Dos condiciones de previo y especial pronunciamiento: proscribir la mentira y entender cabalmente nuestra realidad con toda su crudeza. No son tiempos fáciles, tampoco lo es gobernar. En todos los frentes se presentan grandes dilemas.

Retorno a las reflexiones iniciales. Leí la Cartilla Moral de Alfonso Reyes hace muchos años y me entusiasmó. Sin embargo, coincido con el ensayo de Nicolás Medina Mora en Nexos sobre ese texto: son ideas conservadoras, inclusive inspiradas en una cartilla militar.

En resumen, estamos en un grave atolladero. Efectivamente, hay un hartazgo de ideas. ¿Qué debemos hacer para retornarle credibilidad y confianza a la palabra? Utilizar el cedazo de la verosimilitud. Hablarle a la gente como seres pensantes, receptivos y con criterio. Les debemos respeto a su dignidad y, por lo tanto, a su albedrío.

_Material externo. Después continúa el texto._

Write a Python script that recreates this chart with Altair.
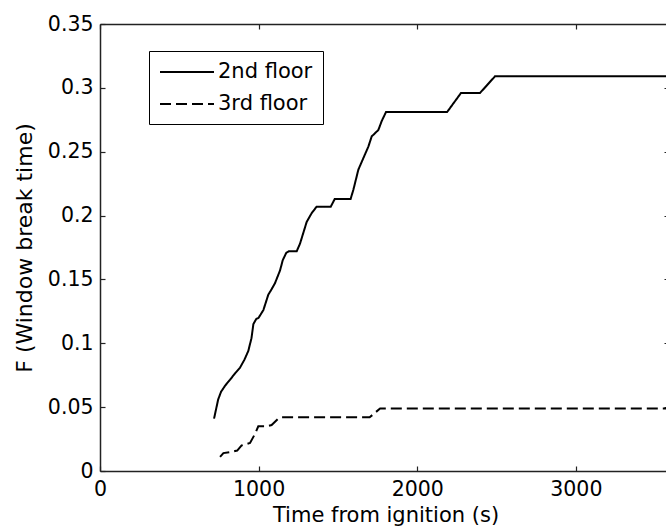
import altair as alt
import pandas as pd

FONT = "DejaVu Sans"

floors = ["2nd floor", "3rd floor"]

# 2nd floor: time from ignition (s) and cumulative fraction
t_2nd = [719, 745, 763, 790, 820, 855, 883, 910, 935, 955, 967, 985, 1000,
         1030, 1061, 1085, 1103, 1135, 1152, 1175, 1190, 1240, 1261, 1303,
         1335, 1366, 1455, 1480, 1580, 1597, 1629, 1650, 1692, 1713, 1755,
         1776, 1803, 2188, 2276, 2396, 2490, 3600]
f_2nd = [0.041, 0.056, 0.062, 0.067, 0.0715, 0.077, 0.081, 0.087, 0.094,
         0.104, 0.115, 0.119, 0.120, 0.126, 0.138, 0.143, 0.147, 0.157,
         0.165, 0.171, 0.172, 0.172, 0.178, 0.195, 0.202, 0.207, 0.207,
         0.213, 0.213, 0.220, 0.236, 0.242, 0.254, 0.262, 0.267, 0.274,
         0.281, 0.281, 0.296, 0.296, 0.309, 0.309]

# 3rd floor
t_3rd = [757, 778, 830, 865, 893, 946, 977, 998, 1051, 1082, 1124, 1145,
         1700, 1766, 3600]
f_3rd = [0.011, 0.014, 0.015, 0.016, 0.020, 0.022, 0.029, 0.035, 0.035,
         0.036, 0.041, 0.042, 0.042, 0.049, 0.049]

x_ticks = [0, 1000, 2000, 3000]
y_ticks = [0, 0.05, 0.1, 0.15, 0.2, 0.25, 0.3, 0.35]

df = pd.concat([
    pd.DataFrame({"t": t_2nd, "F": f_2nd, "floor": floors[0]}),
    pd.DataFrame({"t": t_3rd, "F": f_3rd, "floor": floors[1]}),
], ignore_index=True)

x_scale = alt.Scale(domain=[0, 3600], range=[0, 571], nice=False, zero=False)
y_scale = alt.Scale(domain=[0, 0.35], nice=False)
inward = {"expr": "-5"}

base = alt.Chart(df)

lines = base.mark_line(color="black", strokeWidth=2).encode(
    x=alt.X("t:Q", scale=x_scale,
            axis=alt.Axis(orient="bottom", values=x_ticks, format="d",
                          tickSize=inward, labelPadding=13, labelFlush=False,
                          title="Time from ignition (s)", titlePadding=5)),
    y=alt.Y("F:Q", scale=y_scale,
            axis=alt.Axis(orient="left", values=y_ticks, format="~g",
                          tickSize=inward, labelPadding=12, labelFlush=False,
                          title="F (Window break time)", titlePadding=11,
                          titleFontSize=22)),
    strokeDash=alt.StrokeDash(
        "floor:N",
        scale=alt.Scale(domain=floors, range=[[1, 0], [11, 5]]),
        legend=alt.Legend(
            title=None, orient="none", legendX=49, legendY=27,
            direction="vertical",
            # short horizontal stroke, 54 px long at size 400
            symbolType="M-2.7,0H2.7", symbolSize=400, symbolOffset=17,
            symbolStrokeWidth=2, symbolStrokeColor="black",
            labelFont=FONT, labelFontSize=21, labelColor="black",
            labelOffset=20, rowPadding=11, padding=10,
            strokeColor="black", fillColor="white", cornerRadius=0,
        ),
    ),
)

# invisible layer carrying the top and right frame axes
frame = base.mark_line(opacity=0).encode(
    x=alt.X("t:Q", scale=x_scale,
            axis=alt.Axis(orient="top", values=x_ticks, labels=False,
                          tickSize=inward, title=None)),
    y=alt.Y("F:Q", scale=y_scale,
            axis=alt.Axis(orient="right", values=y_ticks, labels=False,
                          tickSize=inward, domain=False, offset=3, title=None)),
    detail="floor:N",
)

chart = (
    alt.layer(lines, frame)
    .resolve_axis(x="independent", y="independent")
    .properties(
        width=566, height=447,
        padding={"left": 100, "top": 24, "right": 0, "bottom": 60},
        autosize=alt.AutoSizeParams(type="none"),
        background="white",
    )
    .configure_view(stroke=None)
    .configure_axis(
        grid=False,
        domainColor="#222", domainWidth=1.5,
        tickColor="#222", tickWidth=1.2,
        labelFont=FONT, labelFontSize=20.5, labelColor="black",
        titleFont=FONT, titleFontSize=21, titleColor="black",
        titleFontWeight="normal",
    )
)

chart.save("out.html", embed_options={"renderer": "svg", "actions": False})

Comencemos de nuevo viendo hacia atrás, la historia es la maestra de la política. La generación liberal tuvo claridad para saber qué hacer desde el poder. “La gran década”, la han denominado algunos; va de la Constitución de 1857 (nuestro mejor texto jurídico) hasta 1867, con el inicio de nuestra primera República. Calificarla de “restaurada” me parece inexacto.

En fin, son provocaciones en las que seguiré incurriendo en un momento de grave confusión, empezando por nuestro Presidente.